- SET PROBLEM:
Omit the pictures and output exactly the lines from the start of the entries through the line containing "71.2, 72.1, 73.7]".

________

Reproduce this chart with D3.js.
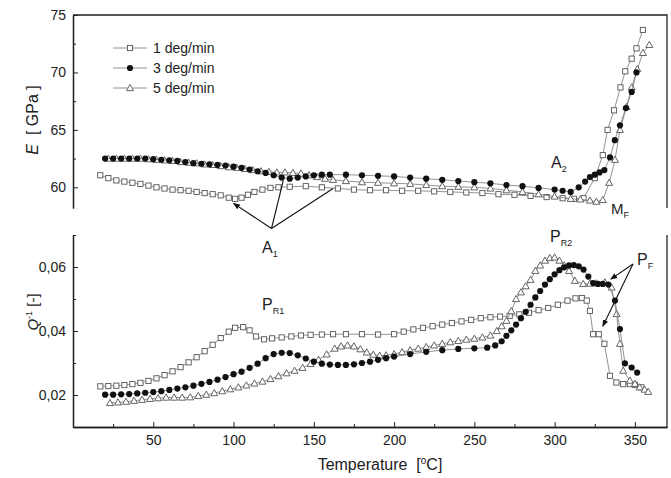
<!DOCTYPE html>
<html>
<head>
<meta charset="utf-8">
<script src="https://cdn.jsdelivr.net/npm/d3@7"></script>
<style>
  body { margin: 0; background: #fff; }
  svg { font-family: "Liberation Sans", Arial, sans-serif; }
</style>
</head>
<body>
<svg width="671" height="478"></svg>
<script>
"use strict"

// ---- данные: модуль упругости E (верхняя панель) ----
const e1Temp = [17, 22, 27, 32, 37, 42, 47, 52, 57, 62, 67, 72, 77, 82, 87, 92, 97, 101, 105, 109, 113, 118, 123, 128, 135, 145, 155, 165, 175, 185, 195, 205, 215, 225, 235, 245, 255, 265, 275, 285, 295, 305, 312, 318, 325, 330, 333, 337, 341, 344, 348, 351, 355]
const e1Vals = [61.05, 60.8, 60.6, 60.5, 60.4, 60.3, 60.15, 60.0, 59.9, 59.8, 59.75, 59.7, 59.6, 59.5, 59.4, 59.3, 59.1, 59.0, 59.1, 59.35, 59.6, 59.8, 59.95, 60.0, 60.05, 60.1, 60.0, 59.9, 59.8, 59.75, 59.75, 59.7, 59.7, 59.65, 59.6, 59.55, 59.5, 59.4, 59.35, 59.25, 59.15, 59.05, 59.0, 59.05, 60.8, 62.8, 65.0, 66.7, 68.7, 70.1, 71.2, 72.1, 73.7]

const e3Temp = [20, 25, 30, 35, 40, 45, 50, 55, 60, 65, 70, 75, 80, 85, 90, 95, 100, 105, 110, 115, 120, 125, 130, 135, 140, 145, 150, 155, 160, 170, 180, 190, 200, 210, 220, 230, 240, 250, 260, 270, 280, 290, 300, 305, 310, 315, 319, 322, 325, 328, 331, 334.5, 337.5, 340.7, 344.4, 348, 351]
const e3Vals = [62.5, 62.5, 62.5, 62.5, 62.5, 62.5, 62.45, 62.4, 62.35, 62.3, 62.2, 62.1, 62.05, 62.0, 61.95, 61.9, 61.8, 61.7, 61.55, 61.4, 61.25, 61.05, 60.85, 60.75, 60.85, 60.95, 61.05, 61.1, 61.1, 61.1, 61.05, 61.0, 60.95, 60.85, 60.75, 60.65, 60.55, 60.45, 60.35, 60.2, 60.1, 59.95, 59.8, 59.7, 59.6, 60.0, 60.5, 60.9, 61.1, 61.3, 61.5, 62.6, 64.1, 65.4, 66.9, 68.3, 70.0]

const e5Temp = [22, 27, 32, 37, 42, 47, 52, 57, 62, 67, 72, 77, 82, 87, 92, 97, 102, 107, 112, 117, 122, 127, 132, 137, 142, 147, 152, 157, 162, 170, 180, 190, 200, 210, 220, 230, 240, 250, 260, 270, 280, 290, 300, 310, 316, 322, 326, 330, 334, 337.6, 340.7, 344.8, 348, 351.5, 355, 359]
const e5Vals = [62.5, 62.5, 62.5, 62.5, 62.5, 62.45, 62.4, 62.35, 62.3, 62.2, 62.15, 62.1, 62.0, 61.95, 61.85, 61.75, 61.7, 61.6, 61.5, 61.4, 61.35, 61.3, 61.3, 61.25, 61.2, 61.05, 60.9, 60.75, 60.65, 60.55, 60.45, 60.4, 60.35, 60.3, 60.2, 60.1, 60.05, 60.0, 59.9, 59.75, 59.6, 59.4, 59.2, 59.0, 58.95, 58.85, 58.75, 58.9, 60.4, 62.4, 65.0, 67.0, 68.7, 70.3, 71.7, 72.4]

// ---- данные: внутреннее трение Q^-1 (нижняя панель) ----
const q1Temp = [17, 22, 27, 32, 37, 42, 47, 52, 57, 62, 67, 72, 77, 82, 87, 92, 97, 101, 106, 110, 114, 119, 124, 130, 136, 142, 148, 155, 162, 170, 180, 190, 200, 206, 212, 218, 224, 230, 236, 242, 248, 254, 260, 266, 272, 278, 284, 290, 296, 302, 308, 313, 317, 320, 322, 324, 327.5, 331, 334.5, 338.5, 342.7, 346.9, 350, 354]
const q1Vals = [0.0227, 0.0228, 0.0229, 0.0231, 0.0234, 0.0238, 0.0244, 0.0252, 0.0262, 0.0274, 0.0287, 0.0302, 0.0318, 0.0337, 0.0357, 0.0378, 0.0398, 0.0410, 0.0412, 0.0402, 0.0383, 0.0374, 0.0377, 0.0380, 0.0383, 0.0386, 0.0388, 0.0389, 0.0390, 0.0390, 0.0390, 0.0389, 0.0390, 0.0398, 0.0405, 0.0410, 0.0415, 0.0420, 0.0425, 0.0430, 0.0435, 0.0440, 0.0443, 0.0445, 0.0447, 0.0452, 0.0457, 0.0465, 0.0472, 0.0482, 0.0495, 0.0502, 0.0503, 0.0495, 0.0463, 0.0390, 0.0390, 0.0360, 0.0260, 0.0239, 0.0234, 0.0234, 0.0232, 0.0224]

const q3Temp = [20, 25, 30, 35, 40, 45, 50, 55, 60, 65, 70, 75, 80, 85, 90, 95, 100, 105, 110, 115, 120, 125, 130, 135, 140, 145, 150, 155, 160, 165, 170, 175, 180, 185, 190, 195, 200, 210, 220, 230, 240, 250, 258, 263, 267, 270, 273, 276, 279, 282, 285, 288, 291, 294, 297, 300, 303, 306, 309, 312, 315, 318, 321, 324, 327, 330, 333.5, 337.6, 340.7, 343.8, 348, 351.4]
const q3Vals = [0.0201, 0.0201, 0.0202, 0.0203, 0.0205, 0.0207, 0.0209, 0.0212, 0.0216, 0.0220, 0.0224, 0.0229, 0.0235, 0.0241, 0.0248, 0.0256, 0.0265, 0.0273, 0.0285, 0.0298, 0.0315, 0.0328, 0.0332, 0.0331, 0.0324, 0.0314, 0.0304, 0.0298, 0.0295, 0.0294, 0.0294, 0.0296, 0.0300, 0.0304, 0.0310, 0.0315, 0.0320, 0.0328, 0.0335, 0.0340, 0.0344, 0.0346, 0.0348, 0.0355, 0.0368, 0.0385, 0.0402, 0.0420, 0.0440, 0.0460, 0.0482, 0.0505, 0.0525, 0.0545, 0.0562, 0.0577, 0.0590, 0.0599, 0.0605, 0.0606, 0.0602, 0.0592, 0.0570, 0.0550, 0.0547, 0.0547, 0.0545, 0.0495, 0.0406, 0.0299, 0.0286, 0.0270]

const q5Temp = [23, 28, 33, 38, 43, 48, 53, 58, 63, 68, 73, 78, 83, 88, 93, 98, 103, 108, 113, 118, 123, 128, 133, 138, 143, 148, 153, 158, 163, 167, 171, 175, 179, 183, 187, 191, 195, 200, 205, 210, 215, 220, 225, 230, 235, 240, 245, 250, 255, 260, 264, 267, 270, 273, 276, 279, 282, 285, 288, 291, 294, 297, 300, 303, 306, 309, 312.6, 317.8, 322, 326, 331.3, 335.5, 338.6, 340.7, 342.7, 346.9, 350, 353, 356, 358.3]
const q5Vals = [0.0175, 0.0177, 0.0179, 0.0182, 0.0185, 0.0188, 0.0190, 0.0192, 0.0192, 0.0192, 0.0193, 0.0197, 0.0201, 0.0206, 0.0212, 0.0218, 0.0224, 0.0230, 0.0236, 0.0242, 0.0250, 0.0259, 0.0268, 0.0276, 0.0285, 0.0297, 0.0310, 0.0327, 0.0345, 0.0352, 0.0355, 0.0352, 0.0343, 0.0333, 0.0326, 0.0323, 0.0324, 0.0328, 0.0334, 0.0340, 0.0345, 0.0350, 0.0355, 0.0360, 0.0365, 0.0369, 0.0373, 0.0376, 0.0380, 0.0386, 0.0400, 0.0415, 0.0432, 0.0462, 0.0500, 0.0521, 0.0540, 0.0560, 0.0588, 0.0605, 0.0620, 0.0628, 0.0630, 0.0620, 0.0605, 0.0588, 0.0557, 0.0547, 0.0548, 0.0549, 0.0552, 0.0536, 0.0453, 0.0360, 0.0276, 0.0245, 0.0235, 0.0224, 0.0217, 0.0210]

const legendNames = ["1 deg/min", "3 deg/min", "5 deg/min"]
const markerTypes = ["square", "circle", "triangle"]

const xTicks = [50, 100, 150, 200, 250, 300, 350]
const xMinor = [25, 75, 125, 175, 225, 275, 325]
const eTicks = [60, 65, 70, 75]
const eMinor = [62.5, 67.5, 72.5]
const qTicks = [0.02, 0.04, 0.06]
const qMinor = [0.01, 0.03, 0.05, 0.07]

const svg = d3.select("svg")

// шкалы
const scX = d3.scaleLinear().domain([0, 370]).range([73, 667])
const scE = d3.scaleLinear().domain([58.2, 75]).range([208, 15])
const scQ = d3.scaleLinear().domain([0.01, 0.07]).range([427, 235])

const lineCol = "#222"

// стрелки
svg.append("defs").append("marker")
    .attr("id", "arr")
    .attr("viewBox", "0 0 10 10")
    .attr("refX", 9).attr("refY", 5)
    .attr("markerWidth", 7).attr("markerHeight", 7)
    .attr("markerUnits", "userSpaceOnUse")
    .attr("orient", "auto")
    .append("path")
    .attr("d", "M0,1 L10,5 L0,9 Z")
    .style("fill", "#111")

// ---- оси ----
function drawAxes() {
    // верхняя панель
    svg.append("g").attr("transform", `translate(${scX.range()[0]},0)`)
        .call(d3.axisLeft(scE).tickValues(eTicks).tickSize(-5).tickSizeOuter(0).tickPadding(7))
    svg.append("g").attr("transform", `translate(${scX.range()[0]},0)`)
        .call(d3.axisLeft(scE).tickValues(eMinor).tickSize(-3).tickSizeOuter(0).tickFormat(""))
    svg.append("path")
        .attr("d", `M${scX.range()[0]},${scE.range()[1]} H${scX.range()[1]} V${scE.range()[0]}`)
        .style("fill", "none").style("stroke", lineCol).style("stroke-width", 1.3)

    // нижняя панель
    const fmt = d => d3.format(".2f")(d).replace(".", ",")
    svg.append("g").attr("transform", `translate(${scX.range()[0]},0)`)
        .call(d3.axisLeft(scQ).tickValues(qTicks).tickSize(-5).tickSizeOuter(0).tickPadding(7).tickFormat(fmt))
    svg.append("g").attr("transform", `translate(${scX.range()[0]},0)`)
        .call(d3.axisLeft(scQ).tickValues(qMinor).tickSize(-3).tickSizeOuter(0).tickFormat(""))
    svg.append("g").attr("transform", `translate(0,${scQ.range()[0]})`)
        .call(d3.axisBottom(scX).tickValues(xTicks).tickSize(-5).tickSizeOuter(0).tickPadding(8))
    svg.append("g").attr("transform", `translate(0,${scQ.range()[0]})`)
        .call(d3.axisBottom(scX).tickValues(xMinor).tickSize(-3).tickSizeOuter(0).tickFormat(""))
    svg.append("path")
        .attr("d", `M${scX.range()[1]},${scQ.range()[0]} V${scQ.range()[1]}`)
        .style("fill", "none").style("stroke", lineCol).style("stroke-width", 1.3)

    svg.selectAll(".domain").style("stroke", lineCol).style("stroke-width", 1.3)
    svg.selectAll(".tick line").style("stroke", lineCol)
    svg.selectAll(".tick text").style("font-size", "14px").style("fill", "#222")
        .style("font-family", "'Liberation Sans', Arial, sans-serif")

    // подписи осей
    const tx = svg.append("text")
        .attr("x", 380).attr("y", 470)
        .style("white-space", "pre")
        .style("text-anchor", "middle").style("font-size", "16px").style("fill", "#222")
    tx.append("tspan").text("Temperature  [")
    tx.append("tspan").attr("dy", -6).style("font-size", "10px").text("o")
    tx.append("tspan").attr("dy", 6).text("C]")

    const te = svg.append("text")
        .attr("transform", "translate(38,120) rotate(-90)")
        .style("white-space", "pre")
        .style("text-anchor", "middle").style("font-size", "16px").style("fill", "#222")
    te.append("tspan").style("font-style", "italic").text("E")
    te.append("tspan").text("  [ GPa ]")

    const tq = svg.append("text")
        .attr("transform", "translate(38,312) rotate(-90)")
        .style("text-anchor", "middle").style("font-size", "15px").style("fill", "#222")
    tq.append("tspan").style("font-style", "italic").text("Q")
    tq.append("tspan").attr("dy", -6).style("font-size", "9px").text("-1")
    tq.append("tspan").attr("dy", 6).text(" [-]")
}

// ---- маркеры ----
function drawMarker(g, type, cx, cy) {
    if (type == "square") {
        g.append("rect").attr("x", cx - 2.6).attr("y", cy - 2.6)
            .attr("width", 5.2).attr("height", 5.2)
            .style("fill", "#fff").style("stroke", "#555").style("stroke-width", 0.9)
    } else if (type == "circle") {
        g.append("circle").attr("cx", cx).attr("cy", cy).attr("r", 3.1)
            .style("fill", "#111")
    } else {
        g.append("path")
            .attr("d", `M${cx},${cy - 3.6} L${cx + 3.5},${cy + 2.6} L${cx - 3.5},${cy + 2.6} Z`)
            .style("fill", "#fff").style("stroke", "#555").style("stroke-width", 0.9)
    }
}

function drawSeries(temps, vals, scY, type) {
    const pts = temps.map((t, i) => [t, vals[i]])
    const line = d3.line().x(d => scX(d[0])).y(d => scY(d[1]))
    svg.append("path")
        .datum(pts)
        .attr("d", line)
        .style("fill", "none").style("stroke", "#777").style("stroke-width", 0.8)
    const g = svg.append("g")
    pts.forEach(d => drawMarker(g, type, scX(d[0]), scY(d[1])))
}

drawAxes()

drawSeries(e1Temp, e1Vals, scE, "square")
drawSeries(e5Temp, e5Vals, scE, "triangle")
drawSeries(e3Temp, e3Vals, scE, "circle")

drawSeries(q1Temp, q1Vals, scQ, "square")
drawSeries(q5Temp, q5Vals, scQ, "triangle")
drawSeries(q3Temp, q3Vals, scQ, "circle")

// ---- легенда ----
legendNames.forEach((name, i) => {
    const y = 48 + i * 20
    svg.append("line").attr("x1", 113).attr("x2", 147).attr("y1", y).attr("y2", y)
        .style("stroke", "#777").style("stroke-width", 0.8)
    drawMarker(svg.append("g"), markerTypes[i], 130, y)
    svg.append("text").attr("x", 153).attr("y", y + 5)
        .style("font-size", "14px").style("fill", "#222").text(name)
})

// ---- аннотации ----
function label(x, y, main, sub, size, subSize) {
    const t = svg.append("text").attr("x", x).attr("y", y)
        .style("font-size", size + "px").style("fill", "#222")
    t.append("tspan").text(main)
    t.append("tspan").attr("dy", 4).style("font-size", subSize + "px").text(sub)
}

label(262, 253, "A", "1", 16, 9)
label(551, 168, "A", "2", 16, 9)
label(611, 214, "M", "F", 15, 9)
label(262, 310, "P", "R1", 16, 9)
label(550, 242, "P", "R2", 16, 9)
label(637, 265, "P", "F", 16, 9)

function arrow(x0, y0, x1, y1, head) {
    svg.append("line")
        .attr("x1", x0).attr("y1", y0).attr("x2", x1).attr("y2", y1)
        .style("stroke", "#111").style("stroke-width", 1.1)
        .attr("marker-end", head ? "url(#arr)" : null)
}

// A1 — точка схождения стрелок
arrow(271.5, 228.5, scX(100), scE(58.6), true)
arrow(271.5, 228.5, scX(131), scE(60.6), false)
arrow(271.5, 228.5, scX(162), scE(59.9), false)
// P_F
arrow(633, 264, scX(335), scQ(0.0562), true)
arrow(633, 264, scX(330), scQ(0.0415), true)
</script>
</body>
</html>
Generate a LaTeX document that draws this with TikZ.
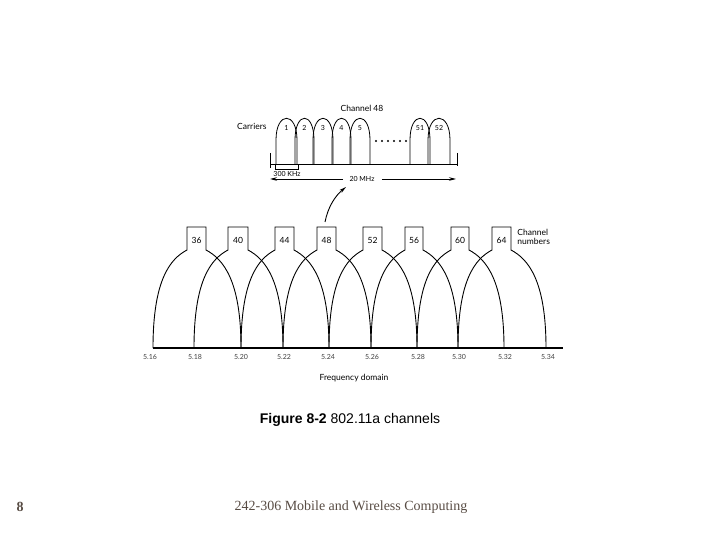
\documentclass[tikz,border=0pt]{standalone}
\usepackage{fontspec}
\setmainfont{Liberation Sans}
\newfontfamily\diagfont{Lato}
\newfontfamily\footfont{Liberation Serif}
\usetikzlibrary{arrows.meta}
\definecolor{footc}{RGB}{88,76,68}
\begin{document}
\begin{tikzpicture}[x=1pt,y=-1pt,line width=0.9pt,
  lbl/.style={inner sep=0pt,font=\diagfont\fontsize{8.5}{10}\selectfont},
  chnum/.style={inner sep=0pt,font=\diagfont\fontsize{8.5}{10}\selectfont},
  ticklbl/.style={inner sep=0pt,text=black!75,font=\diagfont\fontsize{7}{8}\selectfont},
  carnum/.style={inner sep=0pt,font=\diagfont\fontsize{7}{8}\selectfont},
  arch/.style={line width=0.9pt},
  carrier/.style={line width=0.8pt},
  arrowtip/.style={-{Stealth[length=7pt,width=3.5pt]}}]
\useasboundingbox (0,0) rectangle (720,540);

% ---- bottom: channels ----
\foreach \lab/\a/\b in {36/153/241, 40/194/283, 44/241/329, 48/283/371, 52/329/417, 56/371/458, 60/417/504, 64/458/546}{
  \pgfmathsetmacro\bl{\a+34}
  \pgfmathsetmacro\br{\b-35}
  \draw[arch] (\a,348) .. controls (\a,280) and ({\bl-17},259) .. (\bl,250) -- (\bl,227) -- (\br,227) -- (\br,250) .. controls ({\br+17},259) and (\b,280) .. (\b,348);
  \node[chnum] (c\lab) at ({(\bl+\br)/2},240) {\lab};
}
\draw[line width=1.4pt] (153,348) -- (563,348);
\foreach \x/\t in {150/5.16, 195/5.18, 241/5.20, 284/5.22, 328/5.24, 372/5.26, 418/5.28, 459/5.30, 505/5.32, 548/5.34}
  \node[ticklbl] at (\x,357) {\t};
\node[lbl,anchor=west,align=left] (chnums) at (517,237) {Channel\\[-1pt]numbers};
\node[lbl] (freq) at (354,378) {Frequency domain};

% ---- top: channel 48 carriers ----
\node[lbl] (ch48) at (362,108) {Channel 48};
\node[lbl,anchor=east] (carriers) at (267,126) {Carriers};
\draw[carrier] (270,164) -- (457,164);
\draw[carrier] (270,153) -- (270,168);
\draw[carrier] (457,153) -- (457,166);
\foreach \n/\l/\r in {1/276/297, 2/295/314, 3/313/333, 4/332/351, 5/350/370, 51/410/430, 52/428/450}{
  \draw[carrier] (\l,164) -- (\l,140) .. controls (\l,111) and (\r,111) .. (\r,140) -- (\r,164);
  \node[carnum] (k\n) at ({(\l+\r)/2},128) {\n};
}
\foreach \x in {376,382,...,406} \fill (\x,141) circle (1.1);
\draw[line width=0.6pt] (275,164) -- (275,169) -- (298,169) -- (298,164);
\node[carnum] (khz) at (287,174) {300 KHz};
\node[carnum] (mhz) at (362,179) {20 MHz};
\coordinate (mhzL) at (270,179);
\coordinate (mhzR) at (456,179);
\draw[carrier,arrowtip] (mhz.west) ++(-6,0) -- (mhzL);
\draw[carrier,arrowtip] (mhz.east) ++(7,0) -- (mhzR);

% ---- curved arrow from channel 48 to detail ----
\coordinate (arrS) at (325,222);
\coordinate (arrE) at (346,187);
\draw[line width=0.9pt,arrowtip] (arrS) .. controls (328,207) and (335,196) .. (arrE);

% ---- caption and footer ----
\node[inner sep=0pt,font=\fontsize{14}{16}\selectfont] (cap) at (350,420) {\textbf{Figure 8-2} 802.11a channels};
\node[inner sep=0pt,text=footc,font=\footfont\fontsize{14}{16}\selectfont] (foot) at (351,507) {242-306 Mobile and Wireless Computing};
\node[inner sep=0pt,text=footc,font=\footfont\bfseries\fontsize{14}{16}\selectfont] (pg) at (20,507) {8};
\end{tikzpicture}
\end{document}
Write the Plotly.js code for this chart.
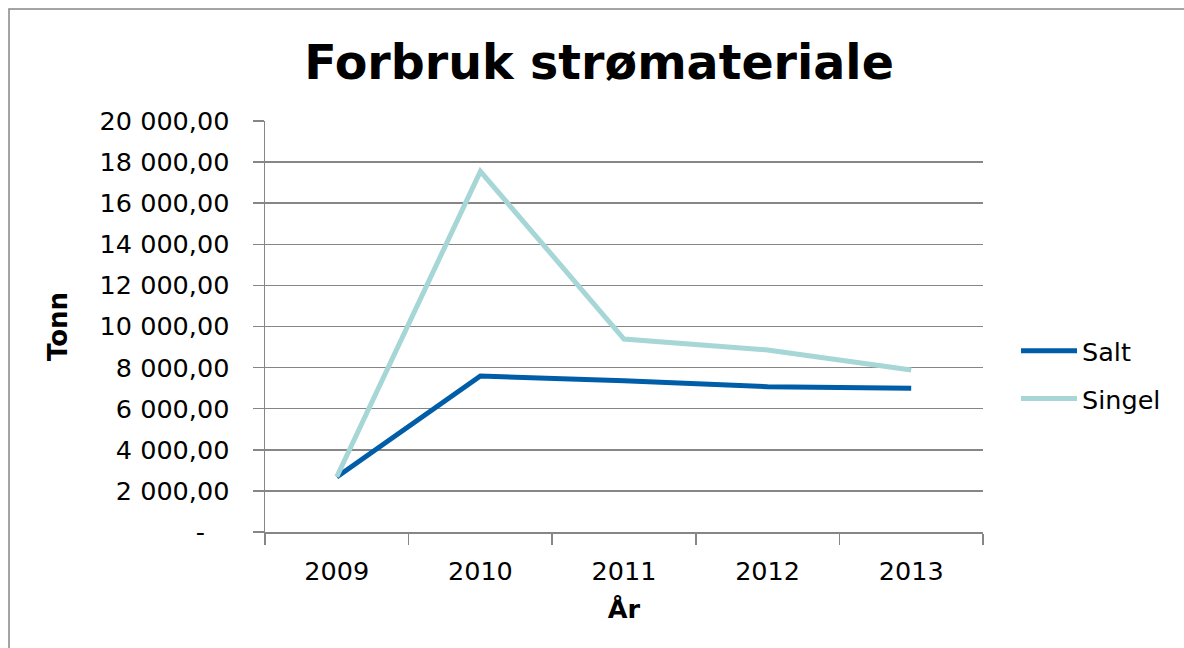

________

- ANSWER TO THE TASK:
Reproduce this chart with D3.js.
<!DOCTYPE html>
<html>
<head>
<meta charset="utf-8">
<script src="https://cdn.jsdelivr.net/npm/d3@7"></script>
<style>
  body { margin: 0; background: #fff; }
  svg { font-family: "Liberation Sans", Arial, sans-serif; }
</style>
</head>
<body>
<svg width="671" height="478"></svg>
<script>
"use strict"

// ---- данные: модуль упругости E (верхняя панель) ----
const e1Temp = [17, 22, 27, 32, 37, 42, 47, 52, 57, 62, 67, 72, 77, 82, 87, 92, 97, 101, 105, 109, 113, 118, 123, 128, 135, 145, 155, 165, 175, 185, 195, 205, 215, 225, 235, 245, 255, 265, 275, 285, 295, 305, 312, 318, 325, 330, 333, 337, 341, 344, 348, 351, 355]
const e1Vals = [61.05, 60.8, 60.6, 60.5, 60.4, 60.3, 60.15, 60.0, 59.9, 59.8, 59.75, 59.7, 59.6, 59.5, 59.4, 59.3, 59.1, 59.0, 59.1, 59.35, 59.6, 59.8, 59.95, 60.0, 60.05, 60.1, 60.0, 59.9, 59.8, 59.75, 59.75, 59.7, 59.7, 59.65, 59.6, 59.55, 59.5, 59.4, 59.35, 59.25, 59.15, 59.05, 59.0, 59.05, 60.8, 62.8, 65.0, 66.7, 68.7, 70.1, 71.2, 72.1, 73.7]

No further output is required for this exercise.